Now something that won’t come as a surprise to most folk is my love of language and words, especially words that have either changed in meaning, or somehow got lost or disappeared. New words, or at least new words to our culture are also of interest to me. One word has come into prominence in recent years, the word is Hygge (pronounced hew-geh). It is a word of Scandinavian origin, primarily Danish but also Norwegian. According to Louisa Thomson Brits in “The Book of Hygge” Hygge is defined as “a quality of presence and an experience of belonging and togetherness. It is a feeling of being warm, safe, comforted and sheltered. Hygge is an experience of selfhood and communion with people and places that anchors and affirms us, gives us courage and consolation”. Now aren’t these qualities that we are all seeking after in our current time and global situation? Perhaps there is something in Hygge that can help us as individuals, communities and society as a whole.

Hygge (hew-geh) helps Danes imagine who they are and how they should be together, there is something of the collective and not merely individual about it. Hygge began to come to prominence globally due to an increase in fascination with the Scandinavian countries ever since the launch of the UN World Happiness Report in 2012, in which both Denmark and Norway have never been out of the top three with regards to levels of happiness amongst their population. Could it be down to this concept of Hygge?
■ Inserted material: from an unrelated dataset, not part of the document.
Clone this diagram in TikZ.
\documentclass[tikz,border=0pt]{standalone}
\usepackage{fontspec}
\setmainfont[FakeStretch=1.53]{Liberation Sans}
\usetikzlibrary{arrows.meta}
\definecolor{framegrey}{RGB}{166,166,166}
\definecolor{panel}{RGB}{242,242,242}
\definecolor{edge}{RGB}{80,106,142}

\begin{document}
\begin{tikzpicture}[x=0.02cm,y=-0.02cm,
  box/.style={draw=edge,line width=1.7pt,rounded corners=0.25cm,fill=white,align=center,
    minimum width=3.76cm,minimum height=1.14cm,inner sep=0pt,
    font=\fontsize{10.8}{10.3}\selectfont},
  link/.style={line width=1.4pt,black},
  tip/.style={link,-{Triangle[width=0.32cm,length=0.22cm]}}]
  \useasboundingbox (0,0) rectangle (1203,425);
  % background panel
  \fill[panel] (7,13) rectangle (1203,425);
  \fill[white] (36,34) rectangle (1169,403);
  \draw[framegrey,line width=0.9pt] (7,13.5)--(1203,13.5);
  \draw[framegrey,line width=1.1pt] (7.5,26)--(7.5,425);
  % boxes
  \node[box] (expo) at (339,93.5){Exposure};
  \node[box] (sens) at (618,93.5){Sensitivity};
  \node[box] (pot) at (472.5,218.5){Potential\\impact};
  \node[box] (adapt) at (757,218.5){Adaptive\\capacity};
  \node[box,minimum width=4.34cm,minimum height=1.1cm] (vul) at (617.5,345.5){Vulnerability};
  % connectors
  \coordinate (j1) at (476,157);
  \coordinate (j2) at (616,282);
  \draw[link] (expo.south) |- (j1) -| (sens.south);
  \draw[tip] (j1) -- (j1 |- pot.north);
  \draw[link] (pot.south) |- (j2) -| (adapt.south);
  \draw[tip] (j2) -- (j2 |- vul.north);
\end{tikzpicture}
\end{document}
So where did this come from? There are various theories as the origin of Hygge. It appears to be rooted in the nineteenth century. Some trace it back to the Biedermeier movement, which developed as a reaction the early nineteenth century revolution passion, throughout Europe. During this period artists and designers returned to the home and developed their private lives as a reaction against the public pretentions of the upper class. Another theory suggests that it was influenced by what was considered to be a more liberal guilt free Protestantism that developed in Denmark in comparison to their Scandinavian neighbours, which was established by the theologian N.F.S Grudtvig. It also developed under the social democratic and egalitarian values of the Danish people.
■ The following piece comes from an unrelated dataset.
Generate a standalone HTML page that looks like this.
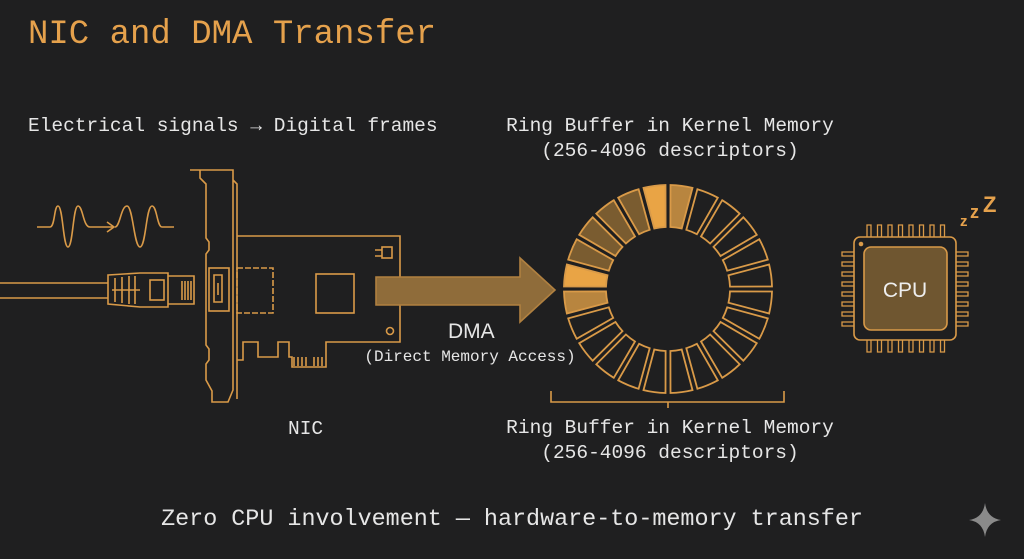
<!DOCTYPE html>
<html><head><meta charset="utf-8"><style>
html,body{margin:0;padding:0;background:#1f1f20;}
body{width:1024px;height:559px;overflow:hidden;position:relative;font-family:"Liberation Mono",monospace;}
.t{position:absolute;white-space:pre;color:#e6e6e6;}
</style></head><body>
<div class="t" style="left:28px;top:15px;font-size:34px;color:#e5a14c;line-height:40px">NIC and DMA Transfer</div>
<div class="t" style="left:28px;top:114px;font-size:19.5px;line-height:24px">Electrical signals → Digital frames</div>
<div class="t" style="left:0;width:1340px;text-align:center;top:114px;font-size:19.5px;line-height:25px">Ring Buffer in Kernel Memory
(256-4096 descriptors)</div>
<div class="t" style="left:0;width:1340px;text-align:center;top:416px;font-size:19.5px;line-height:25px">Ring Buffer in Kernel Memory
(256-4096 descriptors)</div>
<div class="t" style="left:288px;top:418px;font-size:19.5px">NIC</div>
<div class="t" style="left:448px;top:320px;font-size:21px;font-family:'Liberation Sans',sans-serif">DMA</div>
<div class="t" style="left:0;width:940px;text-align:center;top:348px;font-size:16px">(Direct Memory Access)</div>
<div class="t" style="left:0;width:1024px;text-align:center;top:507px;font-size:23.4px">Zero CPU involvement — hardware-to-memory transfer</div>
<svg width="1024" height="559" style="position:absolute;left:0;top:0" fill="none" stroke="#d99a48" stroke-width="1.6">
<path d="M37 227 H50 C55 227 54 206 58 206 C63 206 63 247 68 247 C73 247 73 206 78 206 C83 206 83 227 90 227 H113 M107 222 L114 227 L107 232 M115 227 C120 227 121 206 127 206 C133 206 134 247 140 247 C146 247 146 206 152 206 C157 206 157 227 162 227 H174"/>
<path d="M0 283 H108 M0 298 H108"/>
<path d="M108 275 L140 273 H168 V307 H140 L108 304 Z"/>
<path d="M115 278 V302 M122 277 V303 M129 276 V304 M135 276 V304 M112 290 H140"/>
<rect x="150" y="280" width="14" height="20"/>
<path d="M168 276 H194 V304 H168 M182 281 V300 M185 281 V300 M188 281 V300 M191 281 V300"/>
<path d="M190 170 H233 V180 L237 184 V399 M200 170 V178 L206 184 V238 L209 242 V250 L206 254 V345 L209 349 V360 L206 364 V380 L212 391 V402 H228 L233 390 V170"/>
<rect x="209" y="268" width="20" height="43"/>
<path d="M214 275 H222 V302 H214 Z M218 283 V295"/>
<path d="M237 236 H400 V342 H326 V367 H292 V357 H289 V342 H278 V357 H258 V342 H243 V360 H237"/>
<path d="M294 357 V366 M298 357 V366 M302 357 V366 M306 357 V366 M314 357 V366 M318 357 V366 M322 357 V366"/>
<rect x="237" y="268" width="36" height="45" stroke-dasharray="6 2"/>
<rect x="316" y="274" width="38" height="39"/>
<rect x="382" y="247" width="10" height="11"/><path d="M375 250 H382 M375 256 H382"/>
<circle cx="390" cy="331" r="3.5"/>
<path d="M376 277 H520 V258 L555 290 L520 322 V305 H376 Z" fill="#8f6c3a" stroke="#b08040"/>
<g id="ring" stroke-width="1.8"></g>
<path d="M551 391 V402 H784 V391 M668 402 V408"/>
<rect x="854" y="237" width="102" height="103" rx="6"/>
<rect x="864" y="247" width="83" height="83" rx="7" fill="#6f5630"/>
<circle cx="861" cy="244" r="2.3" fill="#d99a48" stroke="none"/>
<g id="pins" stroke-width="1.3"></g>
<text x="905" y="297" text-anchor="middle" fill="#eeeeee" stroke="none" font-family="Liberation Sans,sans-serif" font-size="21">CPU</text>
<text x="960" y="226" fill="#e5a14c" stroke="none" font-family="Liberation Sans,sans-serif" font-size="15" font-weight="bold">z</text>
<text x="970" y="218" fill="#e5a14c" stroke="none" font-family="Liberation Sans,sans-serif" font-size="18" font-weight="bold">z</text>
<text x="983" y="212" fill="#e5a14c" stroke="none" font-family="Liberation Sans,sans-serif" font-size="22" font-weight="bold">Z</text>
<path d="M985 503 Q987 518 1001 520 Q987 522 985 537 Q983 522 969 520 Q983 518 985 503 Z" fill="#8a8a8a" stroke="none"/>
</svg>
<script>
var ns="http://www.w3.org/2000/svg",g=document.getElementById("ring");
var cx=668,cy=289,R=104,r=62;
function P(a,rad){var t=a*Math.PI/180;return (cx+rad*Math.sin(t)).toFixed(1)+" "+(cy-rad*Math.cos(t)).toFixed(1);}
var fill={345:"#e9a445",0:"#b8853f",330:"#7a5c30",315:"#7a5c30",300:"#7a5c30",285:"#7a5c30",270:"#e9a445",255:"#b8853f"};
for(var i=0;i<24;i++){var a=i*15,a1=a+1.4,a2=a+13.6,ri1=a+2.2,ri2=a+12.8;
var p=document.createElementNS(ns,"path");
p.setAttribute("d","M"+P(a1,R)+" A"+R+" "+R+" 0 0 1 "+P(a2,R)+" L"+P(ri2,r)+" A"+r+" "+r+" 0 0 0 "+P(ri1,r)+" Z");
p.setAttribute("fill",fill[a]||"none");g.appendChild(p);}
var pg=document.getElementById("pins"),s="";
for(var k=0;k<8;k++){var x=867+k*10.5;s+="M"+x+" 237 V225 H"+(x+4)+" V237 M"+x+" 340 V352 H"+(x+4)+" V340 ";
var y=252+k*10;s+="M854 "+y+" H842 V"+(y+4)+" H854 M956 "+y+" H968 V"+(y+4)+" H956 ";}
var pp=document.createElementNS(ns,"path");pp.setAttribute("d",s);pg.appendChild(pp);
</script>
</body></html>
The central concept of the “Hygge Life”, according to Louisa Thomsen Brits, is “a quality of presence and a feeling of belongness and togetherness. It is a feeling of being warm, safe, comforted and sheltered.” It is a state of being, a way of being and living in the world and not something that you can possess. It is a quality of hominess, of being, of welcome and hospitable, of being warm, safe and sheltered and enables the other to feel that way in your company. It is not a uniquely Danish quality and the Danes themselves do not consider it to be so, it is a quality that you will find at the core of the great religious and spiritual traditions, but perhaps one that has become lost in our individualistic and fast paced lives. Hygge though is central to Danish civil and public life, I am not sure that this can be said of other states outside of Scandinavia.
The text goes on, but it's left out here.